That doesn't mean there won't be a few nice incentives coming soon.
It now appears that 2016's record auto sales will go down as the high water mark for this current flow as the demand for cars, trucks, and SUVs ebbs out. Production facilities will cut shifts, dealers will be left saddled with inventory, and automakers will be doling out incentives on vehicles, especially those of the non-SUV variety because in total, auto sales in April 2017 fell 4.7% over the same period last year according to the Detroit Free Press.
This marks the a continuation of a downward trend that began in January and that has forced the auto industry to recalibrate its targets and pivot strategies to cut costs and endure the downturn. "Over the past six months we've watched nearly every automaker go from positive to negative sales volume, confirming the plateau in this latest sales cycle," said Karl Brauer, executive publisher for Autotrader and Kelley Blue Book.
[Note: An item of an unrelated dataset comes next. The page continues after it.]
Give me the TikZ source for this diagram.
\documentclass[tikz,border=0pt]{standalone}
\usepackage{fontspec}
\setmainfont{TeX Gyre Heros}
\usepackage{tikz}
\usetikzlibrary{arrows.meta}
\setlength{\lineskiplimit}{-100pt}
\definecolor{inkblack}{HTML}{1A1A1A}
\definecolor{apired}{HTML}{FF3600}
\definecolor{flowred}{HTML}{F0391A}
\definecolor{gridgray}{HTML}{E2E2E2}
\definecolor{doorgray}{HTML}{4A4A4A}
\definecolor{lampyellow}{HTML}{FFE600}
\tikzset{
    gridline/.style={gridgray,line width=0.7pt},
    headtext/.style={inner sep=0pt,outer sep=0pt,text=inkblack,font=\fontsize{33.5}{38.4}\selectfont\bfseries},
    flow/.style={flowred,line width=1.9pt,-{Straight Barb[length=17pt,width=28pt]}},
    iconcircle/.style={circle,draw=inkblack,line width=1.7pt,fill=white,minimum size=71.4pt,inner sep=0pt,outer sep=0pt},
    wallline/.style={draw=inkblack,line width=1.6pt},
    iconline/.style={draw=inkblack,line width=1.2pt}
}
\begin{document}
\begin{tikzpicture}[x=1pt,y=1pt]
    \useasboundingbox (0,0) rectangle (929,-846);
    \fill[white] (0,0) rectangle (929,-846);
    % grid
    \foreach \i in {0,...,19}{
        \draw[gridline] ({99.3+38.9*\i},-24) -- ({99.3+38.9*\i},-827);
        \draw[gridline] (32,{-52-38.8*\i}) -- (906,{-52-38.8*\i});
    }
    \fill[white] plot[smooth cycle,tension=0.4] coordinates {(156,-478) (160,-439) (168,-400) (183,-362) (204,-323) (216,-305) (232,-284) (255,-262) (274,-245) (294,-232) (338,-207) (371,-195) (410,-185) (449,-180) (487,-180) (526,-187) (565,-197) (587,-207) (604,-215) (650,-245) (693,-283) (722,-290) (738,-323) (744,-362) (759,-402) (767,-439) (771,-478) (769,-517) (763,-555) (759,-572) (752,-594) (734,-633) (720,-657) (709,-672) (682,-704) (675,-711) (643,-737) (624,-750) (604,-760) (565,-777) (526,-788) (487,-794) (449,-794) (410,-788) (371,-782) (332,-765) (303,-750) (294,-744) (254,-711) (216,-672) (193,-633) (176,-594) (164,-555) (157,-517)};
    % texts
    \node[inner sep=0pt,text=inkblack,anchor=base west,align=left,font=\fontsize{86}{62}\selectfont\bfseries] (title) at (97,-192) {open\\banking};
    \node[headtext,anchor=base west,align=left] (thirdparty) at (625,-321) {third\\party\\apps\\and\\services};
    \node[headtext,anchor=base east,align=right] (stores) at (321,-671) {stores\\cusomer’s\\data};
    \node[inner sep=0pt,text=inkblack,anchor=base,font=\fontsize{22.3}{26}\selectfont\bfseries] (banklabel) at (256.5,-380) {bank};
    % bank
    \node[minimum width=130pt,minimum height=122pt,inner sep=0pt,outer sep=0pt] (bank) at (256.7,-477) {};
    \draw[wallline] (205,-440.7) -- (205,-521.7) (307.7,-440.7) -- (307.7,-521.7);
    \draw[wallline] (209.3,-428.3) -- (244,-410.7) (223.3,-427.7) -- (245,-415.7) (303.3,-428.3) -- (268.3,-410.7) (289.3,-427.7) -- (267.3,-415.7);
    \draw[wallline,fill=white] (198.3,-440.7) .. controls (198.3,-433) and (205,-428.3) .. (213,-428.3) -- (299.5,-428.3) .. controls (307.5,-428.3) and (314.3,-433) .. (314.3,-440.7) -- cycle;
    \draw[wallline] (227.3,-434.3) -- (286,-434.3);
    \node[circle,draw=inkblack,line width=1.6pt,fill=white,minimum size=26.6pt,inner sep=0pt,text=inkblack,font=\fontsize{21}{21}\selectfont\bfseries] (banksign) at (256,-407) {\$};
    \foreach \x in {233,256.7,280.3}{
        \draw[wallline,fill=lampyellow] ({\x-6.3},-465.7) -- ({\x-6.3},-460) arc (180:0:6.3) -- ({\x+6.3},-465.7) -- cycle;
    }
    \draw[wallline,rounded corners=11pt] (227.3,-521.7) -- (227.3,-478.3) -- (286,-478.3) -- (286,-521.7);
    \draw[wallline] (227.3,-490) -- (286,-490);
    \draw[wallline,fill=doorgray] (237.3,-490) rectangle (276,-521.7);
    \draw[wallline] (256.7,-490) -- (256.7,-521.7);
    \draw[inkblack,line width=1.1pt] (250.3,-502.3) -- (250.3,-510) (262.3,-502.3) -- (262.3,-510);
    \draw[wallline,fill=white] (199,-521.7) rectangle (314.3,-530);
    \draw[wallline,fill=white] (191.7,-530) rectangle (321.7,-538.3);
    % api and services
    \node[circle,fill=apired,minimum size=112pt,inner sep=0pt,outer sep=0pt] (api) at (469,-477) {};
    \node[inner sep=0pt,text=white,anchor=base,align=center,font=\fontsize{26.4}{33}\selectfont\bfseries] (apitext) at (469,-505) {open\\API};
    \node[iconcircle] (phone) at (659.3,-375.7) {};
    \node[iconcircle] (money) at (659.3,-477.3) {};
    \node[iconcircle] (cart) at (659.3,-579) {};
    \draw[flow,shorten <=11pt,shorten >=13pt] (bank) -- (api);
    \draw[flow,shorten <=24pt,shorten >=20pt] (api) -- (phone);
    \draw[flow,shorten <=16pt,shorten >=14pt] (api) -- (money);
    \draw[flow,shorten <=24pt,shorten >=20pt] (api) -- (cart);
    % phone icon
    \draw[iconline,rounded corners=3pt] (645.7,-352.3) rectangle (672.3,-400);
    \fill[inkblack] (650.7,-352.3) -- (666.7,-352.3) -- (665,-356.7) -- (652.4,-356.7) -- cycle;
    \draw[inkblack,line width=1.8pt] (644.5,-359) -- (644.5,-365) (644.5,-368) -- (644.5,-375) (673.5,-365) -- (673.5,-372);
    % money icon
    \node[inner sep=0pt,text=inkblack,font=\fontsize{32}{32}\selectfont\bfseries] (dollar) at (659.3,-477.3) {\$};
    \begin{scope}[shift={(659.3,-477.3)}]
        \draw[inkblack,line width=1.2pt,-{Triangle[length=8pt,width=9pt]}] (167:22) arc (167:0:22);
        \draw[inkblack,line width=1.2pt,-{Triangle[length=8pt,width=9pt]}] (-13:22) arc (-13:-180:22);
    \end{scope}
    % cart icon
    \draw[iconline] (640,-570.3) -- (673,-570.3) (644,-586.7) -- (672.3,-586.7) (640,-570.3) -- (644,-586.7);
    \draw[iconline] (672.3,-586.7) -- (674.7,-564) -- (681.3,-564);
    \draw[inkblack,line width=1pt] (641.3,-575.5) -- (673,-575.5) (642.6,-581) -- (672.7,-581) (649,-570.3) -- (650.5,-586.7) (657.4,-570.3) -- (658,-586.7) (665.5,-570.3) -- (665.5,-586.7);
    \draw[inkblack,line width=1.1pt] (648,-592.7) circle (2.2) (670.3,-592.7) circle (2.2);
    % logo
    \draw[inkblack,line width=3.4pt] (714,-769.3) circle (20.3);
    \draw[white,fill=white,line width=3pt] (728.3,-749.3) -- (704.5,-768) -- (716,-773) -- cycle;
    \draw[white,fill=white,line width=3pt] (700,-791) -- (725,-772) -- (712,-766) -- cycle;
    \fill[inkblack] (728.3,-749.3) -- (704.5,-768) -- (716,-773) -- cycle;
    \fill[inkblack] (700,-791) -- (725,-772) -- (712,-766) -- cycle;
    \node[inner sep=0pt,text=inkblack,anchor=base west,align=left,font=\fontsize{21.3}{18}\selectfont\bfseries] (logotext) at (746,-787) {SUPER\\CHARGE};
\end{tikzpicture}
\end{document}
As bad as it may seem, many automakers don't see this as a crash but rather a plateau. "We have to let the year play out," he said. "I am not discouraged by the numbers. I view it as within some kind of normal range in a plateauing industry," said Mark LaNeve, vice president of Ford sales and marketing.
TO gauge the hefty sales decline, Reuters published a list of the top 20 best selling models both in April of 2017 and through April 2017. The top five best sellers for the month of April in descending order are the Ford F-Series, Ram, Chevy Silverado, Honda CR-V, and Toyota Rav4. Aside from the fact that not a single one of these cars is a sedan, it's worth noting that this April has a few contrasts to the April 2017 Year To Date sales, which depict the Silverado in the second place spot and the Nissan Rogue taking fourth place, sending the Honda CR-V to fifth and bumping the Rav4 off the list completely. The fact that America is still infatuated with trucks and crossovers argues that the current downturn is all just part of the natural ebb and flow of the industry.